Auch die berühmten gespreizten Schenkel der "Ritze" stammen vom "Rubens von der Reeperbahn", wie sich Ross gerne nennen lässt. Viele alte Läden sind inzwischen einem neuen Angebot gewichen, doch die sündige Meile ist immer noch die größte Freiluftausstellung seiner Werke, so wie vor dem "Safari Club" in der Großen Freiheit.

Ross' Pin-up-Girls haben mittlerweile ihren Weg auch aufs Papier gefunden. So prangten sie schon auf Briefmarken und Spielkarten und im Jahr 2000 auch auf den Etiketten der Kiez-Marke "Astra".

Charlie Chaplin als Dauergast

Ein Erlebnis ganz anderer Art ist das "Panoptikum" am Spielbudenplatz 3. Dort geben sich berühmte Persönlichkeiten aus Politik und Zeitgeschehen ein Stelldichein. Allerdings nicht aus Fleisch und Blut, sondern aus etwas unvergänglicherem: nämlich aus Wachs.

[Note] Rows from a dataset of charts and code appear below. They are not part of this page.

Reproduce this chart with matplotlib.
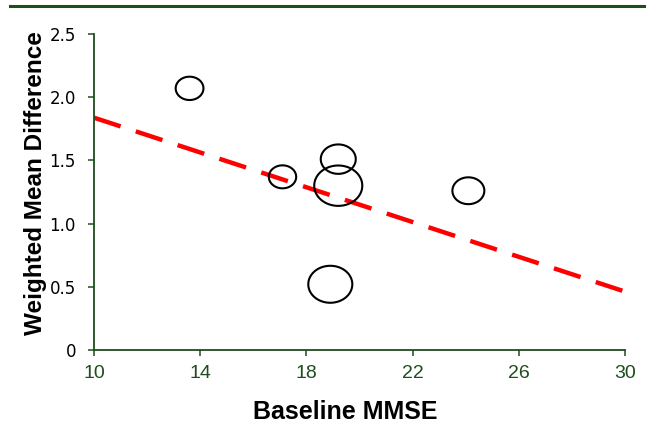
import numpy as np
import matplotlib
matplotlib.use('Agg')
import matplotlib.pyplot as plt
from matplotlib.path import Path
from matplotlib.lines import Line2D

plt.rcParams['font.family'] = ['Liberation Sans', 'DejaVu Sans']

# Study estimates: baseline MMSE vs weighted mean difference
mmse = [13.6, 17.1, 19.2, 19.2, 24.1, 18.9]
wmd = [2.07, 1.37, 1.51, 1.30, 1.26, 0.52]
weight = [20.0, 19.7, 25.2, 34.6, 23.0, 31.7]   # bubble width (pt), study weight

# Meta-regression line
reg_x = [10, 30]
reg_intercept = 2.526
reg_slope = -0.0688

xticks = [10, 14, 18, 22, 26, 30]
yticks = [0, 0.5, 1.0, 1.5, 2.0, 2.5]
yticklabels = ['0', '0.5', '1.0', '1.5', '2.0', '2.5']

green = '#1e4d1e'

# elliptical marker (a bit wider than tall)
t = np.linspace(0, 2 * np.pi, 100)
ellipse = Path(np.column_stack([0.5 * np.cos(t), 0.42 * np.sin(t)]), closed=True)

fig = plt.figure(figsize=(6.54, 4.32), dpi=100)
ax = fig.add_axes([0.1437, 0.1898, 0.812, 0.7315])

fig.add_artist(Line2D([0.015, 0.985], [0.986, 0.986], color=green, lw=2.2,
                      transform=fig.transFigure))

rx = np.array(reg_x, dtype=float)
ax.plot(rx, reg_intercept + reg_slope * rx, color='#ff0000', lw=3.2,
        dashes=(6.3, 3.6), zorder=1, solid_capstyle='butt')

for x, y, w in zip(mmse, wmd, weight):
    ax.scatter([x], [y], s=w ** 2, marker=ellipse, facecolors='none',
               edgecolors='black', linewidths=1.5, zorder=2, clip_on=False)

ax.set_xlim(10, 30)
ax.set_ylim(0, 2.5)
ax.set_xticks(xticks)
ax.set_yticks(yticks)
ax.set_yticklabels(yticklabels, family='DejaVu Sans')

for s in ['top', 'right']:
    ax.spines[s].set_visible(False)
for s in ['left', 'bottom']:
    ax.spines[s].set_color(green)
    ax.spines[s].set_linewidth(1.3)

ax.tick_params(axis='x', colors=green, labelsize=14, length=4, width=1.1,
               pad=7, direction='out')
ax.tick_params(axis='y', color=green, labelcolor='black', labelsize=12,
               length=4, width=1.1, pad=9, direction='out')

ax.set_xlabel('Baseline MMSE', fontsize=18, fontweight='bold')
ax.set_ylabel('Weighted Mean Difference', fontsize=17.5, fontweight='bold')
ax.xaxis.set_label_coords(0.473, -0.158)
ax.yaxis.set_label_coords(-0.0885, 0.527)

fig.savefig('out.png', dpi=100)
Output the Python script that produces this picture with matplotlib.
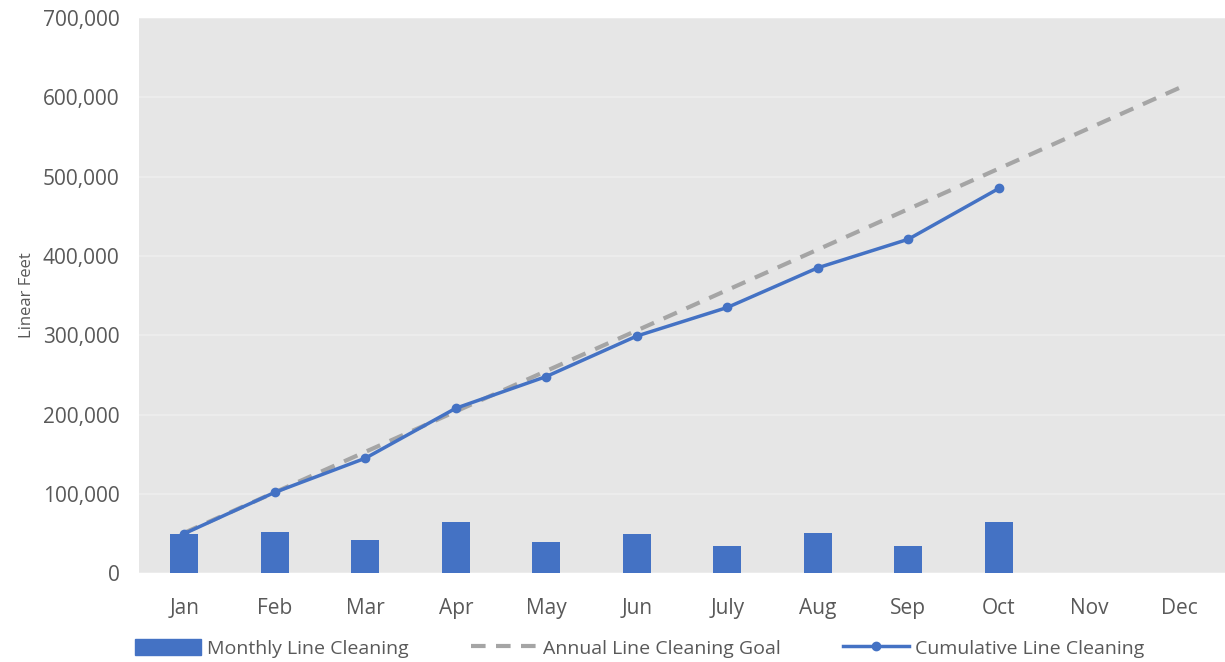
import matplotlib.pyplot as plt
from matplotlib.ticker import FuncFormatter
from matplotlib.lines import Line2D
from matplotlib.patches import Patch

months = ["Jan", "Feb", "Mar", "Apr", "May", "Jun", "July", "Aug", "Sep", "Oct", "Nov", "Dec"]
monthly = [50000, 51500, 42500, 65000, 40000, 50000, 35000, 51000, 35000, 65000]
cumulative = [50000, 102000, 145000, 208000, 248000, 299000, 335000, 385000, 421000, 485000]
goal = [51000, 102000, 153000, 204000, 255000, 306000, 357000, 408000, 459000, 510000, 561000, 612000]

plt.rcParams['font.family'] = ['Open Sans', 'DejaVu Sans']
text_col = "#595959"
blue = "#4472c4"

fig = plt.figure(figsize=(12.25, 6.62), dpi=100)
ax = fig.add_axes([0.1135, 0.134, 0.8865, 0.839])
ax.set_facecolor("#e6e6e6")

x = range(len(months))
ax.bar(range(len(monthly)), monthly, width=0.31, color=blue, zorder=2)
ax.plot(x, goal, color="#a5a5a5", lw=3, dashes=(3.5, 2.5), zorder=3)
ax.plot(range(len(cumulative)), cumulative, color=blue, lw=2.5, marker="o", ms=6, zorder=4)

ax.set_xlim(-0.5, 11.5)
ax.set_ylim(0, 700000)
ax.set_yticks(range(0, 700001, 100000))
ax.yaxis.set_major_formatter(FuncFormatter(lambda v, p: f"{int(v):,}"))
ax.set_xticks(list(x))
ax.set_xticklabels(months)
ax.grid(axis="y", color="#eeeeee", lw=1.2, zorder=0)
ax.set_axisbelow(True)
for s in ax.spines.values():
    s.set_visible(False)
ax.tick_params(length=0, colors=text_col, labelsize=15, pad=18)
ax.tick_params(axis="y", pad=14)
ax.set_ylabel("Linear Feet", color=text_col, fontsize=12, labelpad=6)

handles = [
    Patch(color=blue),
    Line2D([], [], color="#a5a5a5", lw=3, dashes=(3.5, 2.5)),
    Line2D([], [], color=blue, lw=2.5, marker="o", ms=6),
]
labels = ["Monthly Line Cleaning", "Annual Line Cleaning Goal", "Cumulative Line Cleaning"]
fig.legend(handles, labels, loc="lower center", bbox_to_anchor=(0.522, -0.02), ncol=3,
           frameon=False, fontsize=14, labelcolor=text_col, handlelength=3.4,
           handleheight=0.9, columnspacing=3.2, handletextpad=0.3)

fig.savefig("out.png", dpi=100)
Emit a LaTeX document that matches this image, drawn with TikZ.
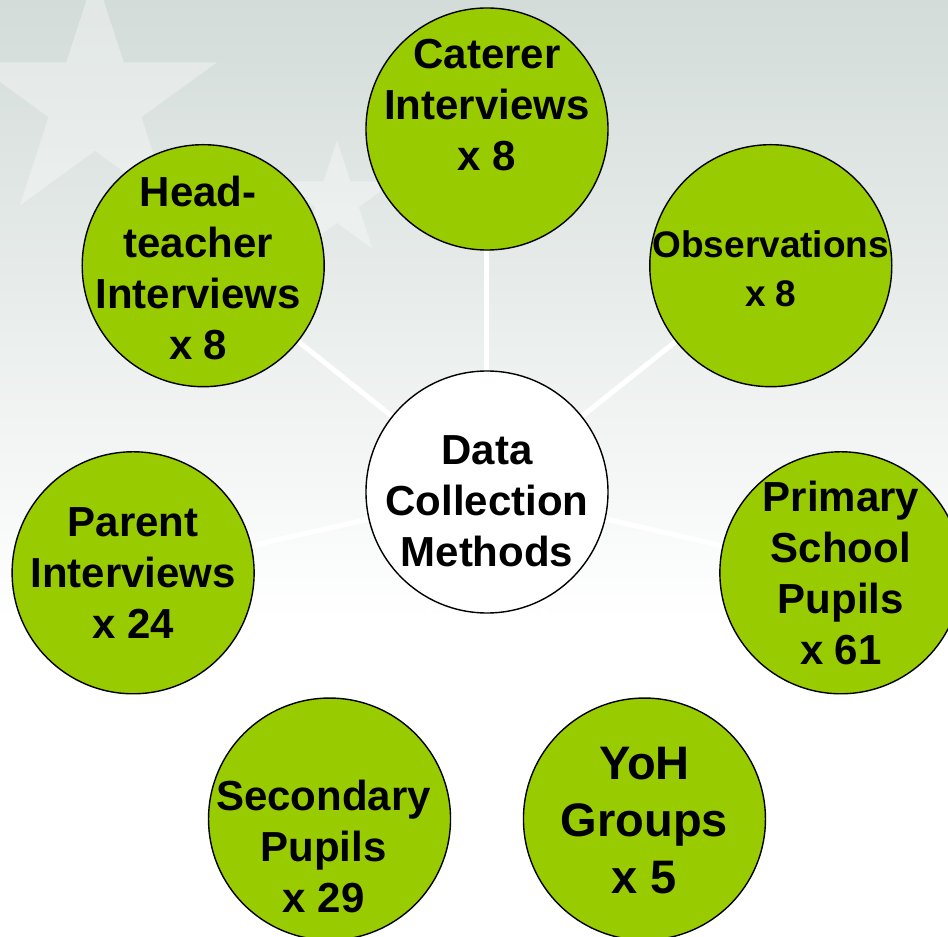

Mittlerweile stehen in dem Traditionshaus, das in der vierten Generation in Familienbesitz ist, 110 Figuren: Wachsimitate berühmter Persönlichkeiten aus Geschichte, Kultur, Politik und Sport. Pro Jahr kommen zwei neue Figuren hinzu, die jeweils rund 11.000 Euro kosten.

Bei der Aufnahme von neuen Figuren werden die Besucher gefragt. Die Entscheidung trifft dann Beate Faerber, die Frau des Urenkels von Gründer Friedrich Hermann Faerber, die das Panoptikum seit 1986 leitet. Doch nicht jeder Wunsch der Gäste kann erfüllt werden. Besucher wünschen sich seit langem einen Michael Schumacher aus Wachs ins Panoptikum. Doch der Rennfahrer mit dem markanten Kinn will keinen Doppelgänger und verweigert seine Zustimmung.

Tiere hingegen müssen nicht erst zustimmen, und so wird demnächst eine Katze ins Panoptikum einziehen. Beate Faerber will mit der Figur an das Musical "Cats" erinnern, das den Kiez ein wenig von seinem Schmuddel-Image befreit hat. Davon hat auch das Panoptikum profitiert, das gleich neben dem Operettenhaus liegt, wo das neue Musical "Mama Mia" an den großem Erfolg von Cats anknüpfen will.